Attractive also is that the 53-mile range “extended-range electric” Volt offers more all-electric traveling range than any other full-range, full power plug-in hybrid competitor. Why, even the 2011-2015 model had more range than the rest of the pack, for that matter, and the new Volt is just that much further out in front.

Its 53 miles is enough for a large majority of people to do all their daily driving on electricity, a full foot to the floor will not kick on the gas as it will in other plug-in hybrids, and in hybrid mode it is rated 42 mpg for 420 miles total EV plus gas range.

Also attractive is it zips from 0-30 mph in just 2.6 seconds which is right quick.

The only downside is the Volt is not midsized, and the rear seat is low on legroom, just OK in headroom, and the middle back seat is roomy enough for a five-year-old who won’t mind straddling the battery hump, or an infant in a child seat.

2. Ford Fusion Energi

The range topper for the Fusion line which includes mild and aggressive gas versions, a hybrid and this plug-in hybrid, the Fusion Energi was an easy choice to make.

It sells relatively well, and its similar hybrid cousin is so much better looking than the new Prius that it has ascended the sales ladder to give that formerly dominant model fits.

The Fusion thus benefits from a mainstream-attractive coupe-profiled sedan look, which includes thin roof pillars and sweeping character lines, a new trapezoidal-shaped grille.

As true of the C-Max Energi, the Fusion Energi provides 19 miles EV range and the Fusion Energi also provides 400-plus miles of hybrid range at a respectable 38 mpg.

Inside, the design and layout are useful and aesthetically pleasing.
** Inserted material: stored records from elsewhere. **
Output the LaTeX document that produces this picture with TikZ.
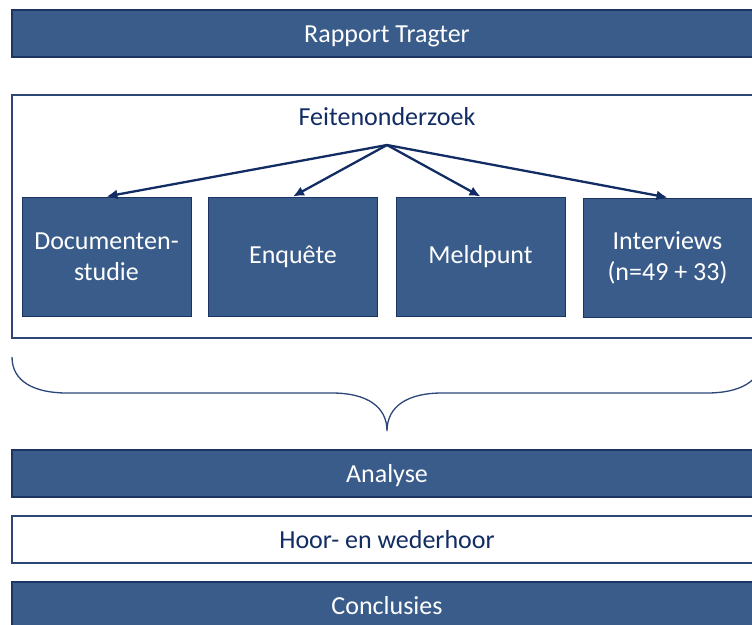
\documentclass[tikz,border=0pt]{standalone}
\usepackage{fontspec}
\setmainfont{Carlito}
\usetikzlibrary{arrows.meta}
\definecolor{boxfill}{RGB}{58,92,139}
\definecolor{boxline}{RGB}{28,52,100}
\definecolor{navy}{RGB}{18,44,100}
\definecolor{frameline}{RGB}{44,70,120}
\tikzset{
  bar/.style={draw=boxline, line width=1.3pt, fill=boxfill, text=white,
    minimum width=750pt, minimum height=47pt, inner sep=0pt,
    text height=18pt, text depth=1pt,
    font=\fontsize{26}{31}\selectfont},
  wbar/.style={draw=frameline, line width=1.3pt, fill=white, text=navy,
    minimum width=750pt, minimum height=47pt, inner sep=0pt,
    text height=18pt, text depth=1pt,
    font=\fontsize{26}{31}\selectfont},
  sbox/.style={draw=boxline, line width=1pt, fill=boxfill, text=white,
    minimum width=169pt, minimum height=119pt, inner sep=0pt, align=center,
    font=\fontsize{26}{31}\selectfont},
  arr/.style={draw=navy, line width=2.3pt, -{Latex[length=11pt,width=10pt]}},
  bracel/.style={draw=frameline, line width=1.3pt},
}
\begin{document}
\begin{tikzpicture}[x=1pt,y=-1pt]
\useasboundingbox (0,0) rectangle (752,624);
\clip (0,0) rectangle (752,624);
\fill[white] (0,0) rectangle (752,624);
% top bar
\node[bar] (rapport) at (387,33.5) {Rapport Tragter};
% frame
\node[draw=frameline, line width=1.2pt, fill=white, minimum width=750pt, minimum height=243pt, inner sep=0pt] (frame) at (387,216.5) {};
\node[text=navy, font=\fontsize{26}{31}\selectfont, inner sep=0pt] (feiten) at (387,117) {Feitenonderzoek};
\coordinate (src) at (387,145);
% four boxes
\node[sbox] (doc) at (106.5,256.5) {Documenten-\\studie};
\node[sbox] (enq) at (293,256.5) {Enquête};
\node[sbox] (mel) at (480.5,256.5) {Meldpunt};
\node[sbox] (int) at (667.5,257.5) {Interviews\\(n=49 + 33)};
% arrows
\draw[arr] (src) -- (doc.north);
\draw[arr] (src) -- (enq.north);
\draw[arr] (src) -- (mel.north);
\draw[arr] (src) -- (int.north);
% brace
\coordinate (bl) at (12,357);
\coordinate (br) at (762,357);
\coordinate (btip) at (387,431);
\draw[bracel] (bl) .. controls (12,382) and (35,393) .. (67,393) -- (332,393)
  .. controls (366,393) and (387,406) .. (btip)
  .. controls (387,406) and (408,393) .. (442,393) -- (707,393)
  .. controls (739,393) and (762,382) .. (br);
% lower bars
\node[bar] (analyse) at (387,473.5) {Analyse};
\node[wbar] (hoor) at (387,539.5) {Hoor- en wederhoor};
\node[bar] (concl) at (387,605.5) {Conclusies};
\end{tikzpicture}
\end{document}
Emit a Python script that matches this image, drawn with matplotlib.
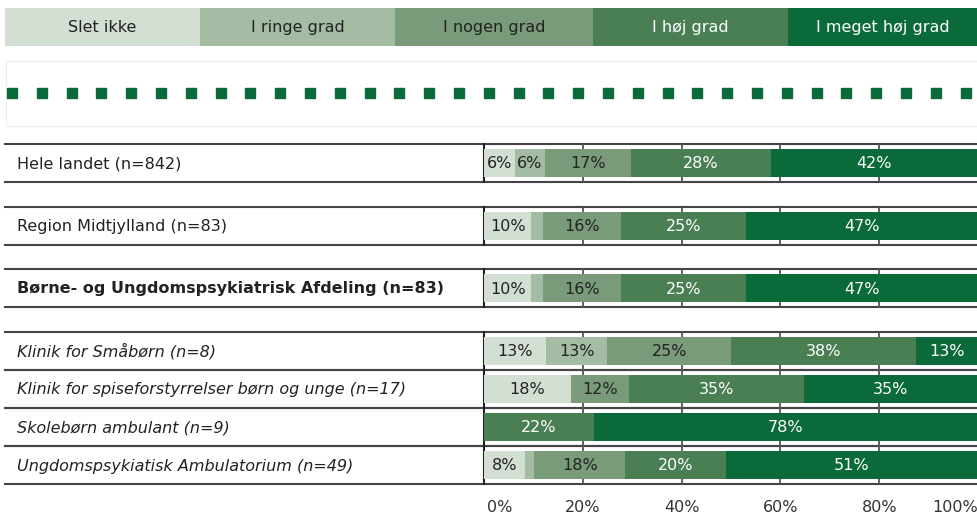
import numpy as np
import matplotlib.pyplot as plt
from matplotlib.patches import Rectangle

categories = ['Slet ikke', 'I ringe grad', 'I nogen grad', 'I høj grad', 'I meget høj grad']
colors = ['#d3dfd3', '#a3bca3', '#7a9b7a', '#4a7f54', '#0b6a3a']
text_colors = ['#222222', '#222222', '#222222', 'white', 'white']

units = ['Hele landet (n=842)',
         'Region Midtjylland (n=83)',
         'Børne- og Ungdomspsykiatrisk Afdeling (n=83)',
         'Klinik for Småbørn (n=8)',
         'Klinik for spiseforstyrrelser børn og unge (n=17)',
         'Skolebørn ambulant (n=9)',
         'Ungdomspsykiatisk Ambulatorium (n=49)']
unit_weight = ['normal', 'normal', 'bold', 'normal', 'normal', 'normal', 'normal']
unit_style = ['normal', 'normal', 'normal', 'italic', 'italic', 'italic', 'italic']

slet_ikke = [6.3, 9.6, 9.6, 12.5, 17.6, 0.0, 8.2]
ringe = [6.0, 2.4, 2.4, 12.5, 0.0, 0.0, 2.0]
nogen = [17.4, 15.7, 15.7, 25.0, 11.8, 0.0, 18.4]
hoej = [28.3, 25.3, 25.3, 37.5, 35.3, 22.2, 20.4]
meget_hoej = [42.0, 47.0, 47.0, 12.5, 35.3, 77.8, 51.0]

ticks = [0, 20, 40, 60, 80, 100]
tick_labels = ['0%', '20%', '40%', '60%', '80%', '100%']

W, H = 978, 515
fs = 11.5
fig = plt.figure(figsize=(W / 100, H / 100), dpi=100)

# overlay in pixel coords for the table layout
axf = fig.add_axes([0, 0, 1, 1])
axf.set_xlim(0, W)
axf.set_ylim(H, 0)
axf.axis('off')

x0 = 484
ax = fig.add_axes([x0 / W, 0, (W - x0) / W, 1])
ax.set_xlim(0, 100)
ax.set_ylim(H, 0)
ax.axis('off')

# legend strip
edges = [5, 200, 395, 593, 788, 978]
for i, cat in enumerate(categories):
    axf.add_patch(Rectangle((edges[i], 8), edges[i + 1] - edges[i], 38,
                            facecolor=colors[i], edgecolor='none'))
    axf.text((edges[i] + edges[i + 1]) / 2, 27.5, cat, ha='center', va='center',
             fontsize=fs, color=text_colors[i])

# dotted strip
axf.add_patch(Rectangle((6, 61), W - 6, 65, facecolor='white',
                        edgecolor='#eeeeee', lw=0.8))
dots_x = np.arange(12, 975, 29.8)
axf.plot(dots_x, np.full(len(dots_x), 92.5), ls='none', marker='s',
         ms=7, color=colors[4], mec=colors[4])

row_y = [163, 225.5, 288, 350.5, 388.5, 427, 465]
half = 19
bar_h = 28

data = np.array([slet_ikke, ringe, nogen, hoej, meget_hoej])
left = np.zeros(len(units))
for k in range(len(categories)):
    ax.barh(row_y, data[k], left=left, height=bar_h, color=colors[k],
            zorder=2)
    for r, v in enumerate(data[k]):
        if v >= 5:
            ax.text(left[r] + v / 2, row_y[r] + 1, f'{int(v + 0.5)}%',
                    ha='center', va='center', fontsize=fs,
                    color=text_colors[k], zorder=3)
    left += data[k]

for r, name in enumerate(units):
    top, bot = row_y[r] - half, row_y[r] + half
    ax.vlines(ticks[1:-1], top, bot, color='#555555', lw=1.3, zorder=1)
    axf.plot([5, W], [top, top], color='#444444', lw=1.5)
    axf.plot([5, W], [bot, bot], color='#444444', lw=1.5)
    axf.plot([x0, x0], [top, bot], color='#222222', lw=1.5)
    axf.text(17, row_y[r] + 1, name, ha='left', va='center', fontsize=fs,
             fontweight=unit_weight[r], fontstyle=unit_style[r], color='#222222')

for t, lab in zip(ticks, tick_labels):
    ha = 'left' if t == 0 else ('right' if t == 100 else 'center')
    xt = t + 0.6 if t == 0 else t
    ax.text(xt, 508, lab, ha=ha, va='center', fontsize=fs, color='#333333')

fig.savefig('out.png', dpi=100)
It offers more room than the Volt, but unlike that longer-range vehicle which benefits form being purpose made as a plug-in, the converted Fusion’s trunk mounted battery does take space.

That prevents fold-down seats, and eats some luggage room, but the vehicle all told is a nice looking proposition.

1. Tesla Model 3

Source: Tesla Model 3 Fan Page on Instagram


Hands-down the most attractive plug-in car is the pending Tesla Model 3.

The sleek lines are expected to fare well against entry level BMWs, Audis, and Mercedes, and it’s already been rewarded by long lines of buyers who each plunked down $1,000 refundable deposits.

Due in July, the car which learns lessons from the Model S – but which company head Elon Musk says will definitely be down-market from – is also the quickest with base models doing 0-60 in around 6 seconds.

Minimal range for the $35,000 and up car is 215 or more miles, and other versions will offer bigger batteries and all-wheel drive.